By AMY GUTHRIE, Associated Press
MEXICO CITY (AP) — A four-day pilgrimage by family members of murdered or missing Mexicans culminated in a tense confrontation in the capital’s main square Sunday as supporters of Mexico’s president hurled insults at the families—including dozens of Mormons with dual U.S.-citizenship.
Fervent followers of President Andrés Manuel López Obrador swarmed the Caravan for Truth, Justice and Peace as it neared the National Palace with the intention of leaving a letter for the president. “Leave the country!” they yelled, accusing the victims’ families of being provocateurs or having been paid off by political opponents of the president.

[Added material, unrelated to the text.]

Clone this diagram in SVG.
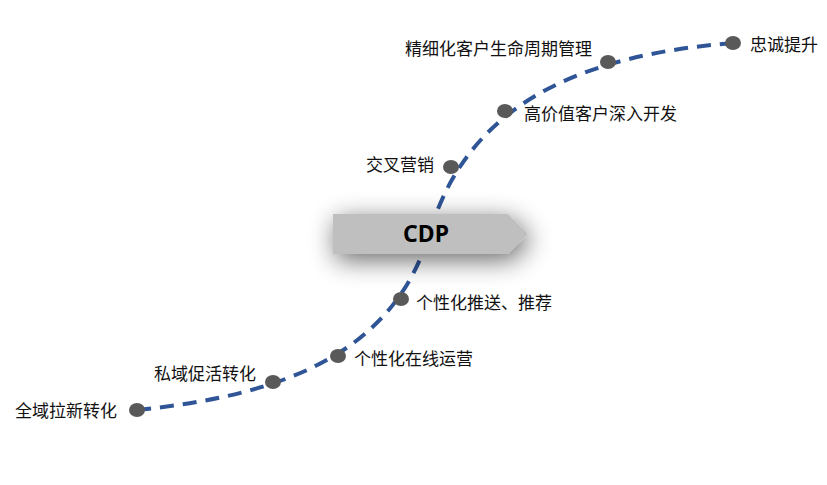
<svg xmlns="http://www.w3.org/2000/svg" width="827" height="485" viewBox="0 0 827 485">
<style>
.lbl{font-family:"Noto Sans CJK SC","Microsoft YaHei",sans-serif;font-size:17px;fill:#111}
.dot{fill:#595959}
.curve{fill:none;stroke:#2F5597;stroke-width:4;stroke-dasharray:14 9}
.cdp{font-family:"Noto Sans","Liberation Sans",sans-serif;font-size:23px;font-weight:bold;fill:#000}
</style>
<defs>
<filter id="shadow" x="-40%" y="-150%" width="180%" height="400%">
<feGaussianBlur in="SourceAlpha" stdDeviation="13"/>
<feOffset dx="3" dy="6" result="b"/>
<feComponentTransfer><feFuncA type="linear" slope="0.6"/></feComponentTransfer>
<feMerge><feMergeNode/><feMergeNode in="SourceGraphic"/></feMerge>
</filter>
</defs>
<rect width="827" height="485" fill="#fff"/>
<g id="connectors">
<path class="curve" d="M137,410 C287,395 394,352 430,232 C469,102 583,55 733,43"/>
</g>
<g id="cdp">
<polygon points="333,214 508,214 528,234 508,254 333,254" fill="#BFBFBF" filter="url(#shadow)"/>
<text class="cdp" x="426" y="242" text-anchor="middle">CDP</text>
</g>
<g id="n1"><ellipse class="dot" cx="137" cy="410" rx="8" ry="7"/><text class="lbl" x="15" y="416.5">全域拉新转化</text></g>
<g id="n2"><ellipse class="dot" cx="273" cy="382" rx="8" ry="7"/><text class="lbl" x="154" y="379.5">私域促活转化</text></g>
<g id="n3"><ellipse class="dot" cx="338" cy="356" rx="8" ry="7"/><text class="lbl" x="354" y="364.5">个性化在线运营</text></g>
<g id="n4"><ellipse class="dot" cx="401" cy="299" rx="8" ry="7"/><text class="lbl" x="416" y="309">个性化推送、推荐</text></g>
<g id="n5"><ellipse class="dot" cx="451" cy="167" rx="8" ry="7"/><text class="lbl" x="366" y="171">交叉营销</text></g>
<g id="n6"><ellipse class="dot" cx="505" cy="111" rx="8" ry="7"/><text class="lbl" x="524" y="119.5">高价值客户深入开发</text></g>
<g id="n7"><ellipse class="dot" cx="608" cy="62" rx="8" ry="7"/><text class="lbl" x="405" y="54.5">精细化客户生命周期管理</text></g>
<g id="n8"><ellipse class="dot" cx="733" cy="43" rx="8" ry="7"/><text class="lbl" x="750" y="51">忠诚提升</text></g>
</svg>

The hostilities underscored the difficulties of bringing peaceful solutions to a country shaken by frequent and brutal killings that often go unpunished.

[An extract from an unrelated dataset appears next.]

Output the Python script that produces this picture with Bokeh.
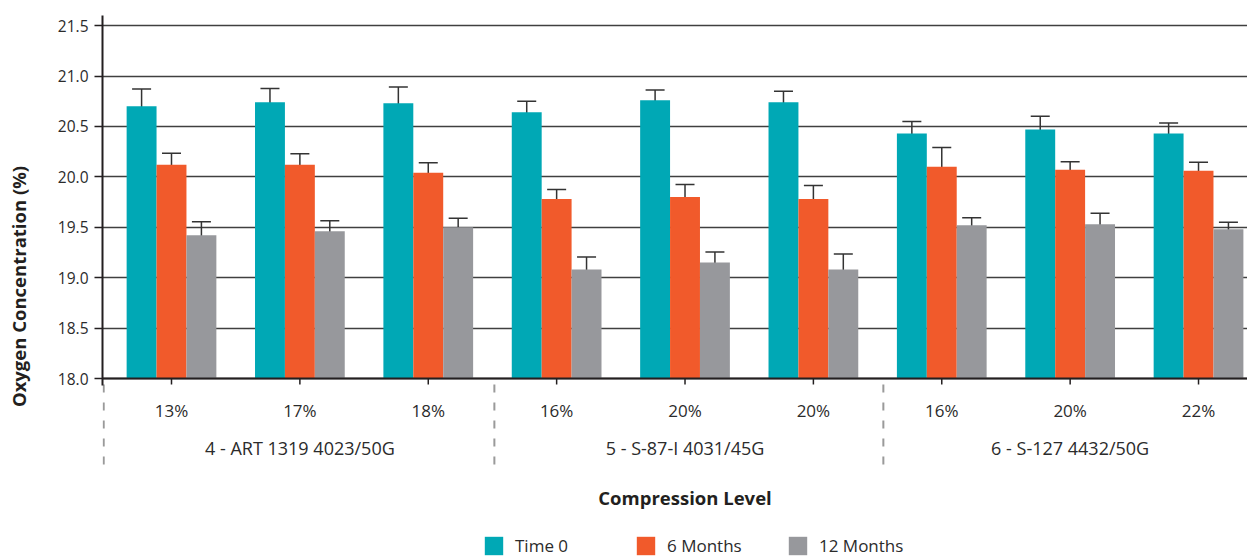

There were nearly 35,000 homicides in Mexico last year—a record high for the country and a disappointing figure for López Obrador’s first full year in office. That works out to a rate of roughly 23 killings per 100,000 people, compared with five per 100,000 in the United States.
Tens of thousands more Mexicans have gone missing over the past decade, with few clues as to their final resting places and little help from authorities in tracking them down.
Members of the LeBarón Mormon community in northern Mexico lent their voice to the protest Sunday. Their settlement was upended in November when gunmen ambushed a convoy traveling on a rugged mountain road a few hours drive south of Arizona. Three American women and six of their children were killed.
The LeBarón community traces its origins to a polygamist group that left the U.S. for Mexico several generations ago, after the Mormon Church banned plural marriage.
Adrián LeBarón lost a daughter and four grandchildren in the November attack. Before the slayings, he said, he was like an ostrich with its head buried in the sand—”unaware of the massacre taking place in Mexico.”
“Now, I have lifted my head to never bury it again,” LeBarón said.
Critics have accused LeBarón of seeking attention. He said staying silent would be an insult to the memory of his daughter and grandchildren and counterproductive for the hopes he has for Mexico to be a safer place.
“It would bring me shame to not give a face to a tragedy like this,” LeBarón said.
Lenzo Widmar, another member of the LeBarón community, encouraged those walking in the protest march to remove a shoe in honor of 9-year-old Mackenzie, a survivor of the attack on the Mormons who trekked more than 10 kilometers (six miles) semi-barefoot to summon help for her wounded siblings.
Widmar said marches like the one in Mexico City are an opportunity to draw attention to the many other cases of slain and missing people in Mexico that fail to draw much attention from the media, or even a proper investigation by police.
Walking in the procession were women like María Alicia Guillén, whose 6-year-old son, Eduardo, vanished without a trace while playing marbles outside their home in the southern state of Chiapas in 2012, and María del Carmen Volante, whose 23-year-old daughter, Pamela, was last seen at a music festival on the south side of Mexico City more than two years ago.
“All of us Mexicans have to look to see where we are responsible for this,” said Widmar. “It’s an embarrassment that we have this much violence in Mexico.”
As the procession advanced, trudging in silence for hours toward the presidential palace, it paused at “anti-monuments” positioned along Paseo de la Reforma, the capital’s premier boulevard, to mark searing tragedies.
Marchers shouted “Truth! Justice! Peace!” next to a pastel-colored structure marking the deaths of 49 toddlers and infants in a fire at a government daycare center and for which no one has been declared liable.
Then they paused to count to 43 next to a metal installation that sits at an intersection to recall the college students of Ayotzinapa who were abducted and purportedly killed by a drug cartel working in cahoots with police.
Farther along, more than a dozen mothers of missing young men waited for the procession while holding images of their boys with personal details, such as a puma tattoo on the left forearm. The mothers chanted: “Son, listen. Your mother is in the fight.”
All along the route, supporters shouted to the extended LeBarón family: “You are not alone!”
But when the marchers reached the central Zócalo plaza, hundreds of the president’s supporters briefly blocked their path while chanting phrases like: “It’s an honor to be with Obrador” and “Get out!”
LeBarón responded from a platform while speaking into a microphone that the caravan was made up of human beings of all political stripes.
“This is a call for conciliation,” he said, his voice breaking with emotion. “Peace is born in the heart.”